SEN. JACK REED: Excuse me, madam, you seem to be saying that you were not following civilized norms and the law or anything else, when you were conducting those self-same activities, if that's the analogy you're going to draw.
GINA HASPEL: Sir, I'm sorry, can you -- I --
SEN. JACK REED: Very simple. You have an operations officer who is captured. He's being waterboarded. I've asked you, very simply: Would you determine that to be immoral and something that should never be done, condoned in any way, shape or form? Your response seems to be that civilized nations don't do it, but uncivilized nations do it, or uncivilized groups do it.
UNIDENTIFIED: The United States does it to the soldiers.
SEN. JACK REED: A civilized nation -- a civilized nation was doing it, until it was outlawed by this Congress.
GINA HASPEL: Senator, I would never, obviously, support inhumane treatment of any CIA officers.
AMY GOODMAN: And let's turn to Republican Senator Susan Collins of Maine questioning Gina Haspel.
SEN. SUSAN COLLINS: As a candidate, President Trump repeatedly expressed his support for waterboarding. In fact, he said we should go beyond waterboarding. So, if the CIA has a high-value terrorism suspect in its custody, and the president gave you a direct order to waterboard that suspect, what would you do?
GINA HASPEL: Senator, I would advise -- I do not believe the president would ask me to do that.
AMY GOODMAN: So, Gina Haspel doesn't believe that the president would ask her to do that. This is Donald Trump while he was running for president.
DONALD TRUMP: Don't tell me it doesn't work. Torture works. OK, folks? Torture -- you know, have these guys: "Torture doesn't work." Believe me, it works, OK? And waterboarding is your minor form. Some people say it's not actually torture. Let's assume it is. But they ask me the question: What do you think of waterboarding? Absolutely fine. But we should go much stronger than waterboarding. That's the way I feel.
AMY GOODMAN: "I would go much stronger than waterboarding," says President Trump. Jeremy Scahill?

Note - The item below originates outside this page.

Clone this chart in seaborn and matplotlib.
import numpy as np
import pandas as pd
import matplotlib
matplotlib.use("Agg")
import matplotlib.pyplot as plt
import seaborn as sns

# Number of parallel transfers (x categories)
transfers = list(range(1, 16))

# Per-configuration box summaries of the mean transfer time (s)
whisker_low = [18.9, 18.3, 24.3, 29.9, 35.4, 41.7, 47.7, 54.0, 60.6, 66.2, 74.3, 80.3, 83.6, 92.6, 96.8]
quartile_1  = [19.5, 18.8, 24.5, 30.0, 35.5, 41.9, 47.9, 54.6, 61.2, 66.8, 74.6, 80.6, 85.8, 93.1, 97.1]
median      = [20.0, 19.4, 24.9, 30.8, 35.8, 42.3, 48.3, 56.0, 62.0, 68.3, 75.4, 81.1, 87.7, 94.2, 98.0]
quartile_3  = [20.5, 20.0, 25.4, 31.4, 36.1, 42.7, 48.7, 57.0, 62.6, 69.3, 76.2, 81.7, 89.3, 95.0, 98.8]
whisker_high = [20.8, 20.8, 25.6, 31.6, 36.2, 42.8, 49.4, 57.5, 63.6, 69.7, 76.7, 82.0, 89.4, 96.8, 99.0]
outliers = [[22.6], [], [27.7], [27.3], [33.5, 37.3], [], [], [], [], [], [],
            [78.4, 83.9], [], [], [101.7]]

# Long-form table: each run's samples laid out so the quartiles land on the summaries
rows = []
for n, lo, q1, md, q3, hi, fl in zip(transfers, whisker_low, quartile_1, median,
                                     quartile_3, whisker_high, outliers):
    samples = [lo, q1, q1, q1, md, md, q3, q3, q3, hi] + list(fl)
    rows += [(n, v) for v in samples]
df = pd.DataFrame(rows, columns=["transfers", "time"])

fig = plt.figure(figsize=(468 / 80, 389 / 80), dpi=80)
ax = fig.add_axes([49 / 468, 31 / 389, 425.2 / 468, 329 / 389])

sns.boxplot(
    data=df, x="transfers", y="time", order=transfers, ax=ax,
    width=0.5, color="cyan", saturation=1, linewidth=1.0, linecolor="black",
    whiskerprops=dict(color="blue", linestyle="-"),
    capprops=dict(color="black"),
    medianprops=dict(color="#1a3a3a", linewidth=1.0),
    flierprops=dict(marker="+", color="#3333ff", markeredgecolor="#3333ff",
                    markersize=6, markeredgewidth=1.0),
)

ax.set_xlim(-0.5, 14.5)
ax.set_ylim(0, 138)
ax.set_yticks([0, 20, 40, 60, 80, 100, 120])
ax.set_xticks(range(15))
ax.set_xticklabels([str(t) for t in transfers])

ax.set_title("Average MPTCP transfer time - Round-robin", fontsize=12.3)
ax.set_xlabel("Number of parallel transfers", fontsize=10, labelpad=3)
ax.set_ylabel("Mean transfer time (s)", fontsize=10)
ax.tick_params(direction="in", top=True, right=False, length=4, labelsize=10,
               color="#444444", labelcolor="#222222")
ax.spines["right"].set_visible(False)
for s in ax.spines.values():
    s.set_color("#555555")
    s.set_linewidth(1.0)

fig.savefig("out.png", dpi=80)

JEREMY SCAHILL: You know, my question for anybody watching or listening right now is: When you hear the phrase "speaking truth to power," you know, who do you think of? You think of people like Martin Luther King. You think of, you know, activists. You think of people of conscience. That is the phrase that lawmakers, you know, the people that introduced her, former CIA directors -- they say, "Gina Haspel is the person that you want speaking truth to power." And there's this sort of hashtag #resistance view of Gina Haspel that exists, which is, "Well, Haspel already knows all of this stuff. She understands. She's been in the CIA for 30 years. She's going to be able to sort of do that dance with Trump and stand up to him." No. We already know how she views these. There were people that were interrogators that protested. There were CIA officers and State Department people who resigned. Gina Haspel followed the orders. And so, whether it is George Bush and Dick Cheney or it's Donald Trump, the track record of Gina Haspel is that she does what she's told, even if it's a heinous act of torture.

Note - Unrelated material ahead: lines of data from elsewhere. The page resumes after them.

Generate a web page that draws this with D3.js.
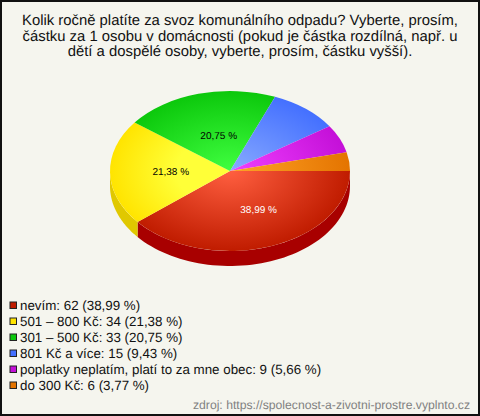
<!DOCTYPE html>
<html><head><meta charset="utf-8">
<script src="https://cdn.jsdelivr.net/npm/d3@7"></script>
<style>html,body{margin:0;padding:0;background:#fff}svg{display:block}text{font-family:"Liberation Sans",Arial,sans-serif;text-rendering:geometricPrecision}</style>
</head><body><svg id="c" width="480" height="416"></svg>
<script>
const titleLines = ["Kolik ročně platíte za svoz komunálního odpadu? Vyberte, prosím,","částku za 1 osobu v domácnosti (pokud je částka rozdílná, např. u","dětí a dospělé osoby, vyberte, prosím, částku vyšší)."];
const categories = ["nevím","501 – 800 Kč","301 – 500 Kč","801 Kč a více","poplatky neplatím, platí to za mne obec","do 300 Kč"];
const counts = [62,34,33,15,9,6];
const shares = ["38,99","21,38","20,75","9,43","5,66","3,77"];
const innerColors = ["#ff5f40","#ffff38","#40ff40","#88aaff","#f040ff","#ffa428"];
const outerColors = ["#c01c00","#ffe400","#0cc80c","#4470ff","#c410d8","#e47400"];
const sideColors = ["#a80000","#e0c800","#0a9a0a","#3050c0","#9000a0","#b05000"];
const innerStops = [0,.45,0,0,0,0];
const labelColors = ["#fff","#000","#000"];
const labelRadiusX = [.705,.494,.357];
const labelRadiusY = [.505,.1,.466];
const sourceText = "zdroj: https://spolecnost-a-zivotni-prostre.vyplnto.cz";

const svg = d3.select("#c");
svg.append("rect").attr("x",1).attr("y",1).attr("width",478).attr("height",414).attr("fill","#f5f5ee").attr("stroke","#111").attr("stroke-width",2);

const cx=230, cy=171, rx=120, ry=80, depth=15;
const defs = svg.append("defs");
outerColors.forEach((c,i)=>{
  const g = defs.append("radialGradient").attr("id","g"+i).attr("gradientUnits","userSpaceOnUse")
    .attr("cx",0).attr("cy",0).attr("r",rx);
  g.append("stop").attr("offset",innerStops[i]).attr("stop-color",innerColors[i]);
  g.append("stop").attr("offset",1).attr("stop-color",c);
});

const arcs = d3.pie().sort(null).startAngle(Math.PI/2).endAngle(Math.PI*2.5)(counts);
const px = a => rx*Math.sin(a), py = a => -ry*Math.cos(a);

const pieG = svg.append("g").attr("transform",`translate(${cx},${cy})`);
const line = d3.line().x(d=>d[0]).y(d=>d[1]);
arcs.forEach((d,i)=>{
  const a0=Math.max(d.startAngle,Math.PI/2), a1=Math.min(d.endAngle,Math.PI*1.5);
  if(a1<=a0) return;
  const as=d3.range(0,61).map(k=>a0+(a1-a0)*k/60);
  const top=as.map(a=>[px(a),py(a)]);
  const bot=as.slice().reverse().map(a=>[px(a),py(a)+depth]);
  pieG.append("path").attr("d",line(top.concat(bot))+"Z").attr("fill",sideColors[i]);
});
const arcGen = d3.arc().innerRadius(0).outerRadius(rx);
const topG = pieG.append("g").attr("transform",`scale(1,${ry/rx})`);
arcs.forEach((d,i)=>{
  topG.append("path").attr("d",arcGen(d)).attr("fill",`url(#g${i})`);
});
[0,1,2].forEach(i=>{
  const d=arcs[i], m=(d.startAngle+d.endAngle)/2;
  pieG.append("text").attr("x",px(m)*labelRadiusX[i]).attr("y",py(m)*labelRadiusY[i]+3.5).attr("text-anchor","middle")
    .attr("font-size",10).attr("fill",labelColors[i]).text(shares[i]+" %");
});

svg.append("g").selectAll("text").data(titleLines).join("text")
  .attr("x",240).attr("y",(d,i)=>25+i*15.5).attr("text-anchor","middle")
  .attr("font-size",14.85).attr("fill","#111").text(d=>d);

const rowY = d3.scaleLinear().domain([0,5]).range([305,385]);
const lg = svg.append("g").selectAll("g").data(categories).join("g")
  .attr("transform",(d,i)=>`translate(0,${rowY(i)})`);
lg.append("rect").attr("x",10).attr("y",-3).attr("width",6.5).attr("height",6.5).attr("stroke","#222").attr("stroke-width",1)
  .attr("fill",(d,i)=>outerColors[i]);
lg.append("text").attr("x",20).attr("y",4.5).attr("font-size",13.35).attr("fill","#111")
  .text((d,i)=>`${d}: ${counts[i]} (${shares[i]} %)`);

svg.append("text").attr("x",470).attr("y",409).attr("text-anchor","end").attr("font-size",12.2).attr("fill","#808080").text(sourceText);
</script></body></html>
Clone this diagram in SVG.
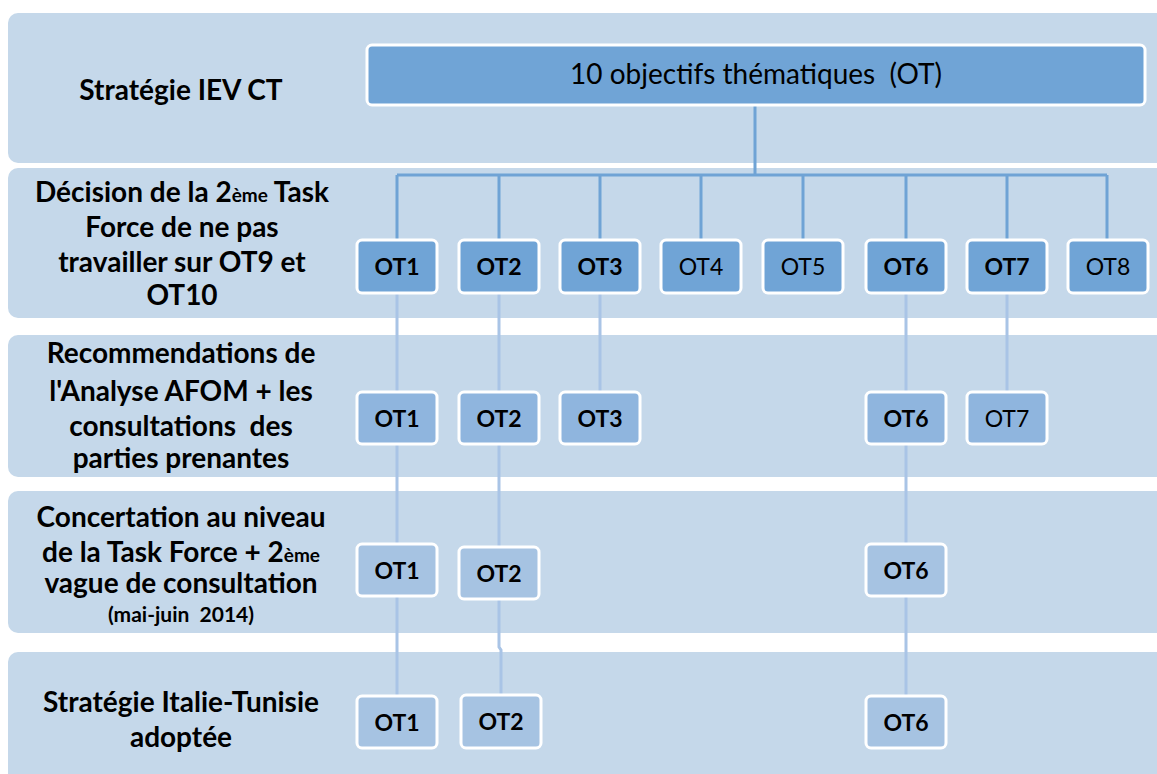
<svg xmlns="http://www.w3.org/2000/svg" width="1157" height="774" viewBox="0 0 1157 774">
<style>
.band{fill:#c5d8ea;}
.lbl{font-family:Lato,"Liberation Sans",sans-serif;font-weight:bold;font-size:28px;fill:#000;text-anchor:middle;white-space:pre;}
.sup{font-size:19px;}
.small{font-size:21px;}
.ot{stroke:#fff;stroke-width:3;}
.ot2{fill:#70a4d6;}
.ot3{fill:#8fb5de;}
.ot4{fill:#a6c3e2;}
.t{font-family:Lato,"Liberation Sans",sans-serif;font-size:23px;fill:#000;text-anchor:middle;}
.b{font-weight:bold;}
.c1{fill:none;stroke:#6fa3d5;stroke-width:3;}
.c2{fill:none;stroke:#a9c4e6;stroke-width:3;}
</style>
<rect width="1157" height="774" fill="#fff"/>
<g id="bands">
<rect class="band" x="8" y="13" width="1170" height="150" rx="10"/>
<rect class="band" x="8" y="168" width="1170" height="150" rx="10"/>
<rect class="band" x="8" y="335" width="1170" height="142" rx="10"/>
<rect class="band" x="8" y="491" width="1170" height="142" rx="10"/>
<rect class="band" x="8" y="652" width="1170" height="140" rx="10"/>
</g>
<g id="labels">
<text class="lbl" x="181" y="100">Stratégie IEV CT</text>
<text class="lbl" x="182" y="202">Décision de la 2<tspan class="sup">ème</tspan> Task</text>
<text class="lbl" x="182" y="237">Force de ne pas</text>
<text class="lbl" x="182" y="272">travailler sur OT9 et</text>
<text class="lbl" x="182" y="305">OT10</text>
<text class="lbl" x="181" y="363">Recommendations de</text>
<text class="lbl" x="181" y="401">l'Analyse AFOM + les</text>
<text class="lbl" x="181" y="436">consultations  des</text>
<text class="lbl" x="181" y="468">parties prenantes</text>
<text class="lbl" x="181" y="527">Concertation au niveau</text>
<text class="lbl" x="181" y="562">de la Task Force + 2<tspan class="sup">ème</tspan></text>
<text class="lbl" x="181" y="593">vague de consultation</text>
<text class="lbl small" x="181" y="622">(mai-juin  2014)</text>
<text class="lbl" x="181" y="712">Stratégie Italie-Tunisie</text>
<text class="lbl" x="181" y="747">adoptée</text>
</g>
<g id="connectors">
<path class="c1" d="M755,105 V175 M397,175 H1107 M397,175 V240 M499,175 V240 M600,175 V240 M701,175 V240 M803,175 V240 M906,175 V240 M1007,175 V240 M1107,175 V240"/>
<path class="c2" d="M397,293 V392 M499,293 V392 M600,293 V392 M906,293 V392 M1007,293 V392"/>
<path class="c2" d="M397,444 V545 M499,444 V547 M906,444 V545"/>
<path class="c2" d="M397,596 V697 M499,599 V647 L501,650 V697 M906,596 V697"/>
</g>
<g id="top">
<rect x="367" y="45" width="778" height="60" rx="5" fill="#70a4d6" stroke="#fff" stroke-width="3"/>
<text x="756" y="84" font-family="Lato,'Liberation Sans',sans-serif" font-size="28" text-anchor="middle" fill="#000" style="white-space:pre">10 objectifs thématiques  (OT)</text>
</g>
<g id="r2-ot1"><rect class="ot ot2" x="357" y="240" width="80" height="53" rx="5"/><text class="t b" x="397" y="275">OT1</text></g>
<g id="r2-ot2"><rect class="ot ot2" x="459" y="240" width="80" height="53" rx="5"/><text class="t b" x="499" y="275">OT2</text></g>
<g id="r2-ot3"><rect class="ot ot2" x="560" y="240" width="80" height="53" rx="5"/><text class="t b" x="600" y="275">OT3</text></g>
<g id="r2-ot4"><rect class="ot ot2" x="661" y="240" width="80" height="53" rx="5"/><text class="t" x="701" y="275">OT4</text></g>
<g id="r2-ot5"><rect class="ot ot2" x="763" y="240" width="80" height="53" rx="5"/><text class="t" x="803" y="275">OT5</text></g>
<g id="r2-ot6"><rect class="ot ot2" x="866" y="240" width="80" height="53" rx="5"/><text class="t b" x="906" y="275">OT6</text></g>
<g id="r2-ot7"><rect class="ot ot2" x="967" y="240" width="80" height="53" rx="5"/><text class="t b" x="1007" y="275">OT7</text></g>
<g id="r2-ot8"><rect class="ot ot2" x="1068" y="240" width="80" height="53" rx="5"/><text class="t" x="1108" y="275">OT8</text></g>
<g id="r3-ot1"><rect class="ot ot3" x="357" y="392" width="80" height="52" rx="5"/><text class="t b" x="397" y="427">OT1</text></g>
<g id="r3-ot2"><rect class="ot ot3" x="459" y="392" width="80" height="52" rx="5"/><text class="t b" x="499" y="427">OT2</text></g>
<g id="r3-ot3"><rect class="ot ot3" x="560" y="392" width="80" height="52" rx="5"/><text class="t b" x="600" y="427">OT3</text></g>
<g id="r3-ot6"><rect class="ot ot3" x="866" y="392" width="80" height="52" rx="5"/><text class="t b" x="906" y="427">OT6</text></g>
<g id="r3-ot7"><rect class="ot ot3" x="967" y="392" width="80" height="52" rx="5"/><text class="t" x="1007" y="427">OT7</text></g>
<g id="r4-ot1"><rect class="ot ot4" x="357" y="544" width="80" height="52" rx="5"/><text class="t b" x="397" y="579">OT1</text></g>
<g id="r4-ot2"><rect class="ot ot4" x="459" y="547" width="80" height="52" rx="5"/><text class="t b" x="499" y="582">OT2</text></g>
<g id="r4-ot6"><rect class="ot ot4" x="866" y="544" width="80" height="52" rx="5"/><text class="t b" x="906" y="579">OT6</text></g>
<g id="r5-ot1"><rect class="ot ot4" x="357" y="696" width="80" height="52" rx="5"/><text class="t b" x="397" y="731">OT1</text></g>
<g id="r5-ot2"><rect class="ot ot4" x="461" y="695" width="80" height="53" rx="5"/><text class="t b" x="501" y="730">OT2</text></g>
<g id="r5-ot6"><rect class="ot ot4" x="866" y="696" width="80" height="52" rx="5"/><text class="t b" x="906" y="731">OT6</text></g>
</svg>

AMY GOODMAN: And what about the destruction of the videotapes? Explain what she did.
JEREMY SCAHILL: Well, first of all, Gina Haspel claimed, in this hearing, that there were 92 tapes and that it was 92 tapes of one individual. You know, Jason Leopold, who is a BuzzFeed news journalist that has done really incredible work FOIAing information -- he and Marcy Wheeler have tracked this stuff more than anyone else -- said that it was tapes of two individuals. Gina Haspel claims that they took the -- that they had these recordings, that there was concern because the program -- meaning the extraordinary rendition program and the black sites program -- had started to seep out into the media. It was being reported on in The Washington Post, New York Times, Sy Hersh, other people. And they said, "Oh, well, we can't have these things leaked, because it's going to put at risk the agents in the field."
And Haspel and her boss, Jose Rodriguez, who openly brags -- he goes on his book tours and stuff, openly brags that he jump-started the torture program, said it worked, etc. Haspel was his deputy at the time that these tapes were ordered destroyed. And Haspel had to actually draft the memo for Jose Rodriguez. Now, her defenders portray it as though she was like Rodriguez's secretary and was doing it. No, she was one of the people that ran the site where these tapes were filmed.